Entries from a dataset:
····················

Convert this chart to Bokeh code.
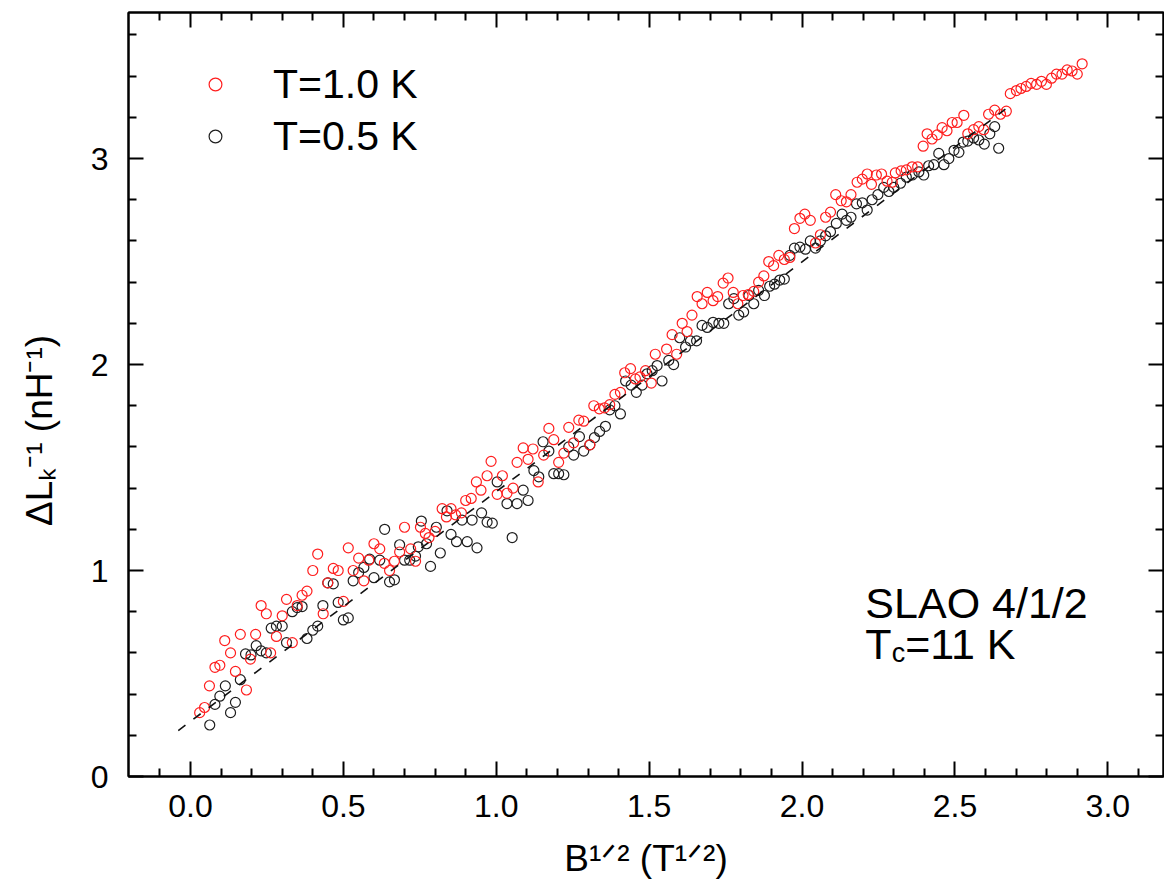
from bokeh.plotting import figure
from bokeh.models import (Range1d, LinearAxis, FixedTicker, Label, Legend, LegendItem,
                          NumeralTickFormatter)
from bokeh.embed import file_html
from bokeh.resources import INLINE

# ---------------- data ----------------
red_x = [0.030, 0.046, 0.062, 0.080, 0.096, 0.112, 0.131, 0.147, 0.163, 0.183, 0.196, 0.213,
         0.231, 0.248, 0.262, 0.281, 0.300, 0.314, 0.333, 0.349, 0.365, 0.381, 0.400, 0.416,
         0.434, 0.449, 0.467, 0.483, 0.500, 0.516, 0.532, 0.550, 0.567, 0.583, 0.600, 0.619,
         0.634, 0.651, 0.667, 0.684, 0.700, 0.720, 0.736, 0.752, 0.768, 0.780, 0.800, 0.823,
         0.837, 0.852, 0.867, 0.886, 0.900, 0.918, 0.935, 0.950, 0.970, 0.983, 1.003, 1.020,
         1.035, 1.055, 1.068, 1.088, 1.104, 1.120, 1.137, 1.155, 1.172, 1.188, 1.204, 1.221,
         1.237, 1.253, 1.270, 1.286, 1.306, 1.319, 1.337, 1.354, 1.371, 1.388, 1.406, 1.420,
         1.439, 1.455, 1.470, 1.488, 1.507, 1.520, 1.557, 1.575, 1.590, 1.608, 1.624, 1.640,
         1.657, 1.673, 1.690, 1.709, 1.724, 1.742, 1.758, 1.775, 1.790, 1.807, 1.824, 1.842,
         1.858, 1.875, 1.891, 1.907, 1.924, 1.942, 1.960, 1.975, 1.993, 2.009, 2.027, 2.044,
         2.060, 2.077, 2.093, 2.110, 2.128, 2.145, 2.160, 2.180, 2.197, 2.213, 2.227, 2.243,
         2.260, 2.278, 2.295, 2.305, 2.324, 2.341, 2.360, 2.378, 2.396, 2.409, 2.425, 2.442,
         2.458, 2.474, 2.491, 2.507, 2.529, 2.542, 2.561, 2.578, 2.594, 2.610, 2.630, 2.649,
         2.668, 2.681, 2.701, 2.716, 2.733, 2.749, 2.767, 2.783, 2.799, 2.816, 2.832, 2.850,
         2.867, 2.883, 2.900, 2.916]
red_y = [0.31, 0.335, 0.44, 0.53, 0.54, 0.66, 0.60, 0.51, 0.69, 0.42, 0.57, 0.69,
         0.83, 0.79, 0.60, 0.68, 0.78, 0.86, 0.65, 0.83, 0.88, 0.90, 1.00, 1.08,
         0.79, 0.94, 1.01, 1.00, 0.85, 1.11, 1.00, 1.06, 0.95, 1.05, 1.13, 1.105,
         1.035, 1.00, 1.045, 1.09, 1.21, 1.105, 1.045, 1.21, 1.18, 1.16, 1.19, 1.30,
         1.26, 1.30, 1.27, 1.28, 1.34, 1.35, 1.43, 1.39, 1.46, 1.53, 1.37, 1.46,
         1.375, 1.40, 1.525, 1.595, 1.54, 1.59, 1.43, 1.56, 1.69, 1.635, 1.525, 1.57,
         1.695, 1.62, 1.73, 1.725, 1.61, 1.80, 1.785, 1.79, 1.805, 1.855, 1.865, 1.96,
         1.98, 1.93, 1.94, 1.97, 1.91, 2.05, 2.075, 2.145, 2.05, 2.20, 2.16, 2.24,
         2.33, 2.295, 2.35, 2.31, 2.33, 2.395, 2.42, 2.35, 2.295, 2.335, 2.34, 2.355,
         2.40, 2.43, 2.50, 2.48, 2.53, 2.51, 2.52, 2.66, 2.71, 2.73, 2.70, 2.59,
         2.63, 2.715, 2.74, 2.825, 2.795, 2.79, 2.825, 2.885, 2.90, 2.925, 2.875, 2.92,
         2.925, 2.89, 2.885, 2.93, 2.94, 2.945, 2.96, 2.96, 3.06, 3.12, 3.095, 3.115,
         3.15, 3.135, 3.175, 3.175, 3.21, 3.12, 3.14, 3.155, 3.14, 3.215, 3.235, 3.215,
         3.23, 3.315, 3.33, 3.34, 3.35, 3.365, 3.36, 3.375, 3.36, 3.39, 3.41, 3.41,
         3.43, 3.425, 3.41, 3.46]

black_x = [0.063, 0.080, 0.096, 0.114, 0.131, 0.147, 0.163, 0.180, 0.198, 0.215, 0.231, 0.248,
           0.264, 0.281, 0.300, 0.314, 0.333, 0.349, 0.365, 0.381, 0.400, 0.416, 0.433, 0.449,
           0.467, 0.483, 0.500, 0.516, 0.532, 0.550, 0.567, 0.586, 0.600, 0.619, 0.635, 0.651,
           0.667, 0.684, 0.700, 0.717, 0.736, 0.745, 0.755, 0.772, 0.785, 0.804, 0.817, 0.839,
           0.852, 0.870, 0.888, 0.905, 0.921, 0.937, 0.952, 0.970, 0.987, 1.003, 1.035, 1.052,
           1.068, 1.088, 1.104, 1.123, 1.139, 1.153, 1.172, 1.188, 1.204, 1.221, 1.237, 1.253,
           1.272, 1.286, 1.306, 1.321, 1.338, 1.357, 1.371, 1.388, 1.406, 1.423, 1.441, 1.458,
           1.477, 1.493, 1.510, 1.526, 1.542, 1.564, 1.580, 1.600, 1.619, 1.635, 1.655, 1.673,
           1.690, 1.709, 1.728, 1.744, 1.760, 1.777, 1.793, 1.809, 1.826, 1.842, 1.858, 1.877,
           1.894, 1.910, 1.927, 1.942, 1.960, 1.975, 1.993, 2.011, 2.027, 2.044, 2.060, 2.077,
           2.093, 2.112, 2.131, 2.145, 2.160, 2.178, 2.197, 2.213, 2.229, 2.248, 2.267, 2.284,
           2.300, 2.322, 2.341, 2.360, 2.382, 2.398, 2.414, 2.431, 2.447, 2.464, 2.480, 2.497,
           2.513, 2.527, 2.542, 2.561, 2.578, 2.596, 2.614, 2.630, 2.643]
black_y = [0.25, 0.35, 0.39, 0.44, 0.31, 0.36, 0.47, 0.595, 0.59, 0.635, 0.61, 0.60,
           0.72, 0.73, 0.73, 0.65, 0.80, 0.82, 0.825, 0.67, 0.71, 0.73, 0.83, 0.94,
           0.935, 0.845, 0.76, 0.77, 0.95, 0.99, 1.015, 1.055, 0.965, 1.05, 1.20, 0.945,
           0.955, 1.125, 1.05, 1.05, 1.07, 1.115, 1.24, 1.13, 1.02, 1.21, 1.085, 1.29,
           1.175, 1.14, 1.245, 1.14, 1.245, 1.11, 1.28, 1.235, 1.23, 1.43, 1.325, 1.16,
           1.325, 1.39, 1.34, 1.485, 1.455, 1.625, 1.58, 1.47, 1.47, 1.465, 1.60, 1.56,
           1.65, 1.58, 1.61, 1.645, 1.675, 1.70, 1.78, 1.80, 1.76, 1.92, 1.90, 1.865,
           1.90, 1.955, 1.97, 1.995, 1.92, 2.02, 2.00, 2.13, 2.085, 2.115, 2.115, 2.19,
           2.18, 2.205, 2.20, 2.20, 2.295, 2.32, 2.24, 2.255, 2.335, 2.295, 2.36, 2.335,
           2.38, 2.39, 2.41, 2.415, 2.53, 2.565, 2.57, 2.56, 2.60, 2.565, 2.60, 2.625,
           2.645, 2.685, 2.73, 2.70, 2.715, 2.78, 2.785, 2.75, 2.80, 2.825, 2.86, 2.84,
           2.86, 2.88, 2.91, 2.92, 2.935, 2.92, 2.965, 2.97, 3.025, 2.97, 3.00, 3.04,
           3.03, 3.08, 3.085, 3.10, 3.09, 3.07, 3.12, 3.155, 3.05]

# linear fit (dashed)
fit_x = [-0.04, 2.665]
fit_y = [0.223, 3.24]

series_labels = ["T=1.0 K", "T=0.5 K"]
x_title = "B\u00b9\u141f\u00b2 (T\u00b9\u141f\u00b2)"
y_title = "\u0394L\u2096\u207b\u00b9 (nH\u207b\u00b9)"

x_major = [0.0, 0.5, 1.0, 1.5, 2.0, 2.5, 3.0]
x_minor = [-0.1, 0.1, 0.2, 0.3, 0.4, 0.6, 0.7, 0.8, 0.9, 1.1, 1.2, 1.3, 1.4, 1.6, 1.7, 1.8,
           1.9, 2.1, 2.2, 2.3, 2.4, 2.6, 2.7, 2.8, 2.9, 3.1]
y_major = [0, 1, 2, 3]
y_minor = [0.2, 0.4, 0.6, 0.8, 1.2, 1.4, 1.6, 1.8, 2.2, 2.4, 2.6, 2.8, 3.2, 3.4, 3.6]

# ---------------- style ----------------
FONT = "Liberation Sans"
RED = "#ff1e1e"
BLACK = "#1e1e1e"

p = figure(width=1164, height=892,
           x_range=Range1d(-0.2027, 3.182), y_range=Range1d(0.0, 3.709),
           output_backend="svg", toolbar_location=None,
           min_border_left=128, min_border_right=1, min_border_top=12, min_border_bottom=116)
p.grid.visible = False
p.outline_line_color = "black"
p.outline_line_width = 2
p.background_fill_color = "white"
p.border_fill_color = "white"


def style_axis(ax, ticks, minors, show_labels, fmt=None, standoff=0):
    ax.ticker = FixedTicker(ticks=ticks, minor_ticks=minors)
    ax.axis_line_color = "black"
    ax.axis_line_width = 2
    ax.major_tick_in = 15
    ax.major_tick_out = 0
    ax.minor_tick_in = 8
    ax.minor_tick_out = 0
    ax.major_tick_line_width = 2
    ax.minor_tick_line_width = 2
    ax.major_tick_line_color = "black"
    ax.minor_tick_line_color = "black"
    if show_labels:
        ax.formatter = fmt
        ax.major_label_text_font = FONT
        ax.major_label_text_font_size = "32px"
        ax.major_label_text_color = "black"
        ax.major_label_standoff = standoff
        ax.axis_label_text_font = FONT
        ax.axis_label_text_font_size = "37px"
        ax.axis_label_text_font_style = "normal"
        ax.axis_label_text_color = "black"
    else:
        ax.major_label_text_font_size = "1px"
        ax.major_label_text_color = None
        ax.major_label_standoff = 0


xa = p.xaxis[0]
ya = p.yaxis[0]
style_axis(xa, x_major, x_minor, True, NumeralTickFormatter(format="0.0"), 18)
style_axis(ya, y_major, y_minor, True, NumeralTickFormatter(format="0"), 20)
xa.axis_label = x_title
xa.axis_label_standoff = 18
# pad the end so the rotated title sits a little below the frame centre, as in the reference
ya.axis_label = y_title + "\u00a0" * 7
ya.axis_label_standoff = 28

top_ax = LinearAxis()
right_ax = LinearAxis()
style_axis(top_ax, x_major, x_minor, False)
style_axis(right_ax, y_major, y_minor, False)
p.add_layout(top_ax, "above")
p.add_layout(right_ax, "right")

# ---------------- data marks ----------------
r_black = p.scatter(black_x, black_y, marker="circle", size=10, fill_color=None,
                    line_color=BLACK, line_width=1.2)
r_red = p.scatter(red_x, red_y, marker="circle", size=10, fill_color=None,
                  line_color=RED, line_width=1.2)
p.line(fit_x, fit_y, line_color="#111111", line_width=1.6, line_dash="9 10")

legend = Legend(items=[LegendItem(label=series_labels[0], renderers=[r_red]),
                       LegendItem(label=series_labels[1], renderers=[r_black])],
                location=(71, 616), margin=0, padding=0, spacing=4,
                glyph_width=32, glyph_height=48, label_height=48, label_standoff=42,
                label_text_font=FONT, label_text_font_size="41px", label_text_color="black",
                border_line_alpha=0, background_fill_alpha=0)
p.add_layout(legend)


# ---------------- sample annotation (inside the frame) ----------------
def piece(text, x, y, size, dx=0.0, dy=0.0):
    p.add_layout(Label(x=x, y=y, x_offset=dx, y_offset=dy, text=text, text_font=FONT,
                       text_font_size=f"{size}px", text_color="black", text_align="left",
                       text_baseline="alphabetic"))


AN_X = 2.207
piece("SLAO 4/1/2", AN_X, 0.84, 43)
piece("T", AN_X, 0.645, 43)
piece("c", AN_X, 0.645, 27, dx=26.3, dy=-9)
piece("=11 K", AN_X, 0.645, 43, dx=39.8)

open("out.html", "w").write(file_html(p, INLINE))
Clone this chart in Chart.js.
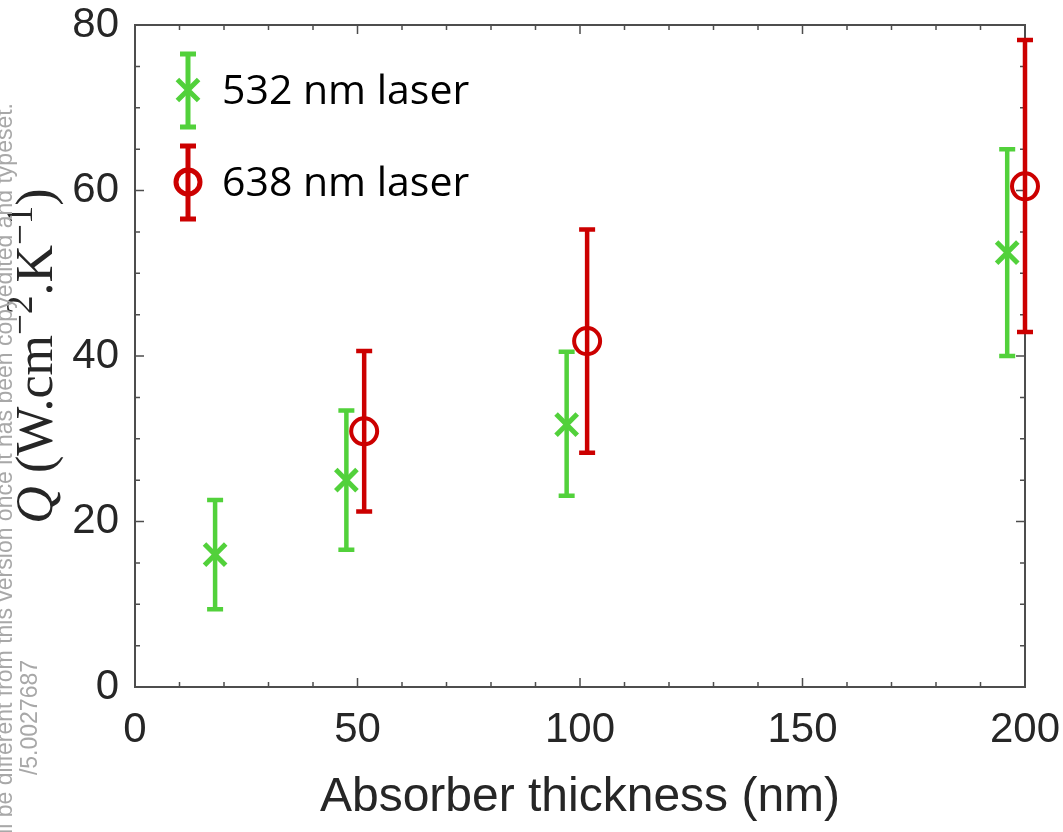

····················

Problem to solve:
Include the first line of the records, the line containing "from bokeh.resources import INLINE", and every line between them, repeated exactly. Skip the pictures.

The reply:
Convert this chart to Bokeh code.
from bokeh.plotting import figure
from bokeh.models import (Range1d, LinearAxis, FixedTicker, Label, Legend, LegendItem,
                          NumeralTickFormatter)
from bokeh.embed import file_html
from bokeh.resources import INLINE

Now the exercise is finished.